Hi, everyone, I am doing even_odd chanllenge. At first, everything work just fine until the last step. I do everything the question asks for, but it still doesn't work. I know it has to be something with the line 'return not num % 2'. But that also the part I don't understand

If they only ask to pick a random number from 1 to 99 and see whether it is even or odd in 5 turns, what would they need the return statement anyway, because everything is done in even_odd function and the result is printed out straight away, why they need to store the value that 'not num % 2'. Why we need to do that.

In fact, to check whether the 'return not num % 2' has any effect on the code. I test my cod in PyCharm, the code I test doesn't have the return statement and it works beautifully

import random

def even_odd(num): # If % 2 is 0, the number is even. if num % 2 == 0: print('{} is even.'.format(num)) # Since 0 is falsey, we have to invert it with not. else: print('{} is odd.'.format(num))

start = 5

def even_odd_game(): start = 5 while start != 0: num = random.randint(1, 99) even_odd(num) start -= 1

even_odd_game()

So can someone explain for me why they include the return statement, and what I can do about it.

Thank you

even.py
# HERE IS WHAT THEY GIVE
def even_odd(num):
    # If % 2 is 0, the number is even.
    # Since 0 is falsey, we have to invert it with not.
    return not num % 2






# HERE IS MY ACTUAL CODE
import random

def even_odd(num):
    # If % 2 is 0, the number is even.
    if num % 2 == 0:
        print('{} is even.'.format(num))
    # Since 0 is falsey, we have to invert it with not.
    else:
        print('{} is odd.'.format(num))
        return not num % 2

start = 5

while start != 0:
    num = random.randint(1, 99)
    even_odd(num)
    start -= 1

2 Answers

The return statement exists in even_odd to return the result (in this case a True or False) of the operation back to the function call (your even_odd(num)).
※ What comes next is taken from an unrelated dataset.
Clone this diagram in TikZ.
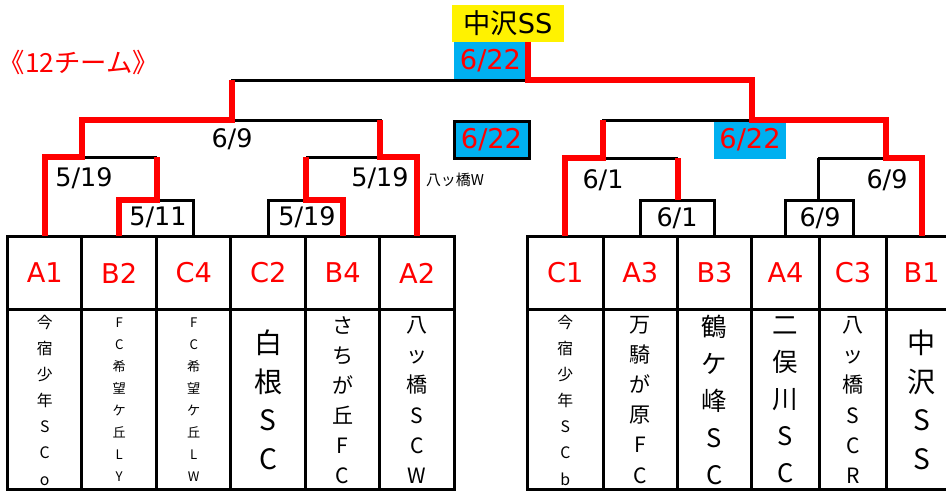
\documentclass[tikz,border=0pt]{standalone}
\usepackage{fontspec}
\setmainfont{DejaVu Sans}
\newfontfamily\jp{Noto Sans CJK JP}
\usepackage{xcolor}
\usepackage{tikz}
\usetikzlibrary{positioning}
\definecolor{sky}{RGB}{0,176,240}

\begin{document}
\begin{tikzpicture}
[
	x = 0.02cm, y = -0.02cm,
	seedbox/.style	= {draw, line width = 0.06cm, outer sep = 0cm, inner sep = 0cm, minimum width = 1.49cm, minimum height = 1.48cm, text = red, font = \fontsize{15.5}{18}\selectfont},
	teambox/.style	= {draw, line width = 0.06cm, outer sep = 0cm, inner sep = 0cm, minimum width = 1.49cm, minimum height = 3.6cm, align = center},
	nameXS/.style	= {teambox, font = \jp\fontsize{7.5}{12.5}\selectfont},
	nameS/.style	= {teambox, font = \jp\fontsize{9}{14.9}\selectfont},
	nameM/.style	= {teambox, font = \jp\fontsize{12}{17.1}\selectfont},
	nameL/.style	= {teambox, font = \jp\fontsize{14.5}{21}\selectfont},
	nameXL/.style	= {teambox, font = \jp\fontsize{16}{22}\selectfont},
	datelbl/.style	= {font = \fontsize{14.5}{17}\selectfont},
	skybox/.style	= {fill = sky, text = red, inner sep = 0cm, minimum width = 1.46cm, minimum height = 0.76cm, font = \fontsize{15.5}{18}\selectfont},
	loseline/.style	= {black, line width = 0.06cm},
	winline/.style	= {red, line width = 0.12cm},
]

	\useasboundingbox (0,0) rectangle (946,494);

	% left table
	\node (A1) [seedbox] at (44.75,273) {A1};
	\node (B2) [seedbox, right = 0cm of A1] {B2};
	\node (C4) [seedbox, right = 0cm of B2] {C4};
	\node (C2) [seedbox, right = 0cm of C4] {C2};
	\node (B4) [seedbox, right = 0cm of C2] {B4};
	\node (A2) [seedbox, right = 0cm of B4] {A2};
	%
	\node (nA1) [nameS, below = 0cm of A1] {今\\宿\\少\\年\\S\\C\\o};
	\node (nB2) [nameXS, below = 0cm of B2] {F\\C\\希\\望\\ケ\\丘\\L\\Y};
	\node (nC4) [nameXS, below = 0cm of C4] {F\\C\\希\\望\\ケ\\丘\\L\\W};
	\node (nC2) [nameXL, below = 0cm of C2] {白\\根\\S\\C};
	\node (nB4) [nameM, below = 0cm of B4] {さ\\ち\\が\\丘\\F\\C};
	\node (nA2) [nameM, below = 0cm of A2] {八\\ッ\\橋\\S\\C\\W};

	% right table
	\node (C1) [seedbox, minimum width = 1.52cm] at (565.3,273) {C1};
	\node (A3) [seedbox, minimum width = 1.48cm, right = 0cm of C1] {A3};
	\node (B3) [seedbox, minimum width = 1.49cm, right = 0cm of A3] {B3};
	\node (A4) [seedbox, minimum width = 1.35cm, right = 0cm of B3] {A4};
	\node (C3) [seedbox, minimum width = 1.35cm, right = 0cm of A4] {C3};
	\node (B1) [seedbox, minimum width = 1.4cm, right = 0cm of C3] {B1};
	%
	\node (nC1) [nameS, minimum width = 1.52cm, below = 0cm of C1] {今\\宿\\少\\年\\S\\C\\b};
	\node (nA3) [nameM, minimum width = 1.48cm, below = 0cm of A3] {万\\騎\\が\\原\\F\\C};
	\node (nB3) [nameL, minimum width = 1.49cm, below = 0cm of B3] {鶴\\ケ\\峰\\S\\C};
	\node (nA4) [nameL, minimum width = 1.35cm, below = 0cm of A4] {二\\俣\\川\\S\\C};
	\node (nC3) [nameM, minimum width = 1.35cm, below = 0cm of C3] {八\\ッ\\橋\\S\\C\\R};
	\node (nB1) [nameXL, minimum width = 1.4cm, below = 0cm of B1] {中\\沢\\S\\S};

	% top
	\node (champ) [fill = yellow, inner sep = 0cm, minimum width = 2.24cm, minimum height = 0.74cm, font = \fontsize{15.5}{18}\selectfont] at (508,23.5) {{\jp 中沢}SS};
	\node (title) [text = red, font = \jp\fontsize{15}{17}\selectfont] at (79,62) {《12チーム》};
	\node (d622c) [skybox] at (490.5,61) {6/22};
	\node (d622b) [skybox, draw, line width = 0.06cm, minimum width = 1.5cm, minimum height = 0.74cm] at (491.5,139.5) {6/22};
	\node (d622a) [skybox, minimum width = 1.44cm] at (750,140) {6/22};
	\node (note) [font = \jp\fontsize{8.5}{10}\selectfont] at (455,180) {八ッ橋W};

	% match dates
	\node (d511) [datelbl] at (158,217) {5/11};
	\node (d519a) [datelbl] at (307,217) {5/19};
	\node (d519b) [datelbl] at (84,178) {5/19};
	\node (d519c) [datelbl] at (380,178) {5/19};
	\node (d69a) [datelbl] at (232,139) {6/9};
	\node (d61a) [datelbl] at (677,218) {6/1};
	\node (d69b) [datelbl] at (820,218) {6/9};
	\node (d61b) [datelbl] at (603,180) {6/1};
	\node (d69c) [datelbl] at (887,180) {6/9};

	% junctions
	\coordinate (j511) at (157,200);
	\coordinate (j519a) at (306,200);
	\coordinate (j519b) at (82,157);
	\coordinate (j519c) at (380,157);
	\coordinate (j69a) at (232,120);
	\coordinate (jfin) at (528,80);
	\coordinate (j61a) at (678,200);
	\coordinate (j69b) at (818,200);
	\coordinate (j61b) at (603,158);
	\coordinate (j69c) at (886,158);
	\coordinate (j622) at (752,120);

	\draw [loseline] (B2.north) |- (C4.north |- j511) -- (C4.north);
	\draw [loseline] (j511) -- (j511 |- j519b);
	\draw [loseline] (C2.north) |- (B4.north |- j519a) -- (B4.north);
	\draw [loseline] (j519a) -- (j519a |- j519c);
	\draw [loseline] (A1.north) |- (j511 |- j519b);
	\draw [loseline] (j519a |- j519c) -| (A2.north);
	\draw [loseline] (j519b) -- (j519b |- j69a) -- (j519c |- j69a) -- (j519c);
	\draw [loseline] (j69a) -- (j69a |- jfin) -- (j622 |- jfin);
	%
	\draw [loseline] (A3.north) |- (B3.north |- j61a) -- (B3.north);
	\draw [loseline] (A4.north) |- (C3.north |- j69b) -- (C3.north);
	\draw [loseline] (j69b) -- (j69b |- j69c);
	\draw [loseline] (C1.north) |- (j61a |- j61b);
	\draw [loseline] (j69b |- j69c) -| (B1.north);
	\draw [loseline] (j61b) -- (j61b |- j622) -- (j69c |- j622) -- (j69c);
	\draw [loseline] (j622) -- (j622 |- jfin);

	\draw [winline] (A1.north) |- (j519b) -- (j519b |- j69a) -| (j69a |- jfin);
	\draw [winline] (B2.north) |- (j511) -- (j511 |- j519b);
	\draw [winline] (B4.north) |- (j519a) -- (j519a |- j519c);
	\draw [winline] (A2.north) |- (j519c) -- (j519c |- j69a);
	%
	\draw [winline] (C1.north) |- (j61b) -- (j61b |- j622);
	\draw [winline] (j61a) -- (j61a |- j61b);
	\draw [winline] (B1.north) |- (j69c) -- (j69c |- j622) -| (j622 |- jfin) -| (jfin |- champ.south);

\end{tikzpicture}
\end{document}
Essentially, you should leave the even_odd() function alone and write all of your code inside the while loop, though it can be accomplished in any number of other ways. Since the Challenge is expecting it to be done with the even_odd() function left untouched, we'll approach it that way.

By moving your code

if num % 2 == 0:
        print('{} is even.'.format(num))
else:
        print('{} is odd.'.format(num))

down into the while statement below your call to even_odd() and changing the num % 2 == 0 portion to be your function call like so:

start = 5

while start != 0:
    num = random.randint(1, 99)

    if even_odd(num):
        print('{} is even'.format(num))
    else:
        print('{} is odd'.format(num))

    start -= 1

You'll achieve the results you need.

*** Edit *** I missed that you had an extra "." in your print strings, so it wasn't passing because of that as well. If you remove them like above, you'll be golden.

Sam Bui
Sam Bui
878 Points

Oh, I think i get it now, so they mean that when num % 2 is 0, the even_odd(num) becomes true and it will trigger if even_odd(num): to print out '{} is even'

if num % 2 not equal 0, then even_odd(num) is false, in this case is 'else:' it will then say '{} is odd'

that makes sense, thank you for your help

Sam Bui - Yes, the way the even_odd() function is set up, num % 2 will return either 1 (a truthy value) or 0 (a falsy value). Since we actually need the opposite results we return the not version of those results, so True becomes False and vice versa. My modification to your code basically says "hey, this number is even" and the even_odd() function is like "True!" unless we pass it an odd and it will be like "nah, that's not right." Then we just print off based on that response.